A novel Solution-Diffusion-Flory-Rehner model to predict flux behavior during forward osmosis with thermo-responsive hydrogel as draw agent

Abstract

Although hydrogels as excellent draw agents have been extensively investigated, the relationship between the driving force of hydrogel and mass transfer behavior during forward osmosis (FO) remains unclear. The hydrogel-driven FO requires a mass transfer model to clarify its driving mechanism, yet no model was available at present. In the current study, a water flux model driven by thermal-responsive hydrogel was first developed by coupling solution-diffusion model and Flory-Rehner model (SDFR).

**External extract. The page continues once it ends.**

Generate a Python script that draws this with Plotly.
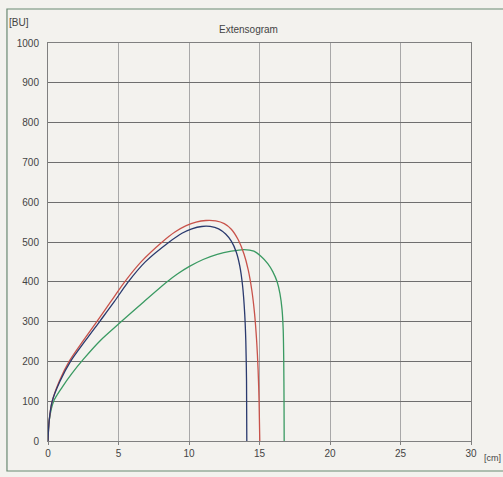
import plotly.graph_objects as go

# Extensogram data (x in cm, y in BU)
red_x = [0, 0.08, 0.3, 0.8, 1.5, 2.5, 3.5, 4.45, 5.4, 6.6, 8.1, 9.0, 9.8, 10.5, 11.2, 11.9, 12.5, 13.0, 13.5, 13.9, 14.2, 14.45, 14.65, 14.8, 14.9, 14.97, 15.02]
red_y = [0, 50, 100, 150, 200, 252, 302, 350, 398, 450, 500, 525, 541, 550, 554, 553, 546, 532, 505, 470, 430, 380, 320, 250, 180, 100, 0]

blue_x = [0, 0.08, 0.3, 0.85, 1.6, 2.65, 3.7, 4.7, 5.65, 6.9, 8.6, 9.5, 10.2, 10.9, 11.5, 12.1, 12.6, 13.0, 13.35, 13.6, 13.8, 13.95, 14.03, 14.08, 14.1]
blue_y = [0, 50, 100, 150, 200, 252, 302, 350, 398, 450, 500, 522, 533, 539, 539, 533, 520, 502, 475, 440, 390, 320, 250, 150, 0]

green_x = [0, 0.08, 0.4, 1.0, 1.7, 2.5, 3.7, 5.2, 6.8, 8.45, 9.2, 10.0, 11.0, 12.0, 13.0, 13.9, 14.6, 15.1, 15.6, 15.95, 16.25, 16.45, 16.6, 16.68, 16.72, 16.74, 16.75]
green_y = [0, 50, 100, 135, 170, 205, 252, 300, 350, 400, 420, 438, 456, 469, 477, 481, 477, 464, 445, 425, 400, 370, 330, 280, 200, 100, 0]

x_ticks = [0, 5, 10, 15, 20, 25, 30]
y_ticks = [0, 100, 200, 300, 400, 500, 600, 700, 800, 900, 1000]

title_text = "Extensogram"
y_unit = "[BU]"
x_unit = "[cm]"

FONT = "Liberation Sans Narrow, Arial Narrow, Liberation Sans, sans-serif"
PAPER = "#f3f2ee"
TXT = "#444444"

fig = go.Figure()
for xs, ys, col in [(green_x, green_y, "#3a9a62"),
                    (red_x, red_y, "#c8524a"),
                    (blue_x, blue_y, "#2a3a6e")]:
    fig.add_trace(go.Scatter(x=xs, y=ys, mode="lines",
                             line=dict(color=col, width=1.3, shape="spline", smoothing=0.8),
                             showlegend=False, hoverinfo="skip"))

fig.update_layout(
    width=503, height=477,
    margin=dict(l=48, r=32, t=43, b=36),
    paper_bgcolor=PAPER, plot_bgcolor=PAPER,
    font=dict(family=FONT, size=10, color=TXT),
    xaxis=dict(range=[0, 30], tickvals=x_ticks, showgrid=True, gridcolor="#a8a8a8",
               gridwidth=1, zeroline=False, showline=True, linecolor="#808080",
               mirror=True, ticks="outside", ticklen=3, tickcolor="#808080",
               tickfont=dict(size=10, family=FONT, color=TXT)),
    yaxis=dict(range=[0, 1000], tickvals=y_ticks, showgrid=True, gridcolor="#6e6e6e",
               gridwidth=1.3, zeroline=False, showline=True, linecolor="#808080",
               mirror=True, ticks="", ticklabelstandoff=6,
               tickfont=dict(size=10, family=FONT, color=TXT)),
    shapes=[
        dict(type="rect", xref="paper", yref="paper", x0=-0.097, x1=1.2,
             y0=-0.0754, y1=1.0854, line=dict(color="#6a8a72", width=1.2),
             fillcolor="rgba(0,0,0,0)", layer="below"),
        dict(type="line", xref="x", yref="paper", x0=x_ticks[1], x1=x_ticks[1],
             y0=0, y1=1, line=dict(color="#c49290", width=1), layer="below"),
    ],
    annotations=[
        dict(text=title_text, xref="paper", yref="paper", x=0.473, y=1.053,
             showarrow=False, font=dict(size=10, family=FONT, color=TXT)),
        dict(text=y_unit, xref="paper", yref="paper", x=-0.097, y=1.07,
             xanchor="left", showarrow=False, font=dict(size=10, family=FONT, color=TXT)),
        dict(text=x_unit, xref="paper", yref="paper", x=1.026, y=-0.06,
             xanchor="left", showarrow=False, font=dict(size=9, family=FONT, color=TXT)),
    ],
)

fig.write_html("out.html")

Considering the diffusion characteristics of hydrogel, a redefined parameter DH corresponding to water diffusion coefficient in hydrogel matrix was introduced to the SDFR model. The validity of the model and DH were verified by comparing experimental water flux data for different concentrations of feed solution with the corresponding simulating results from SDFR model. The SDFR model successfully predicted the flux behavior of FO under wide varieties of operating conditions. Furthermore, the existence of internal concentration polarization phenomenon in hydrogel-driven FO was unveiled by modeling the pressure distribution across FO membrane, and its effect on flux behavior was quantified. The SDFR model was also employed to design a novel ionic thermal-responsive hydrogel with better FO performance. The new insights gained from the SDFR model in this study will help to develop more efficient FO applications with hydrogel-based draw agents.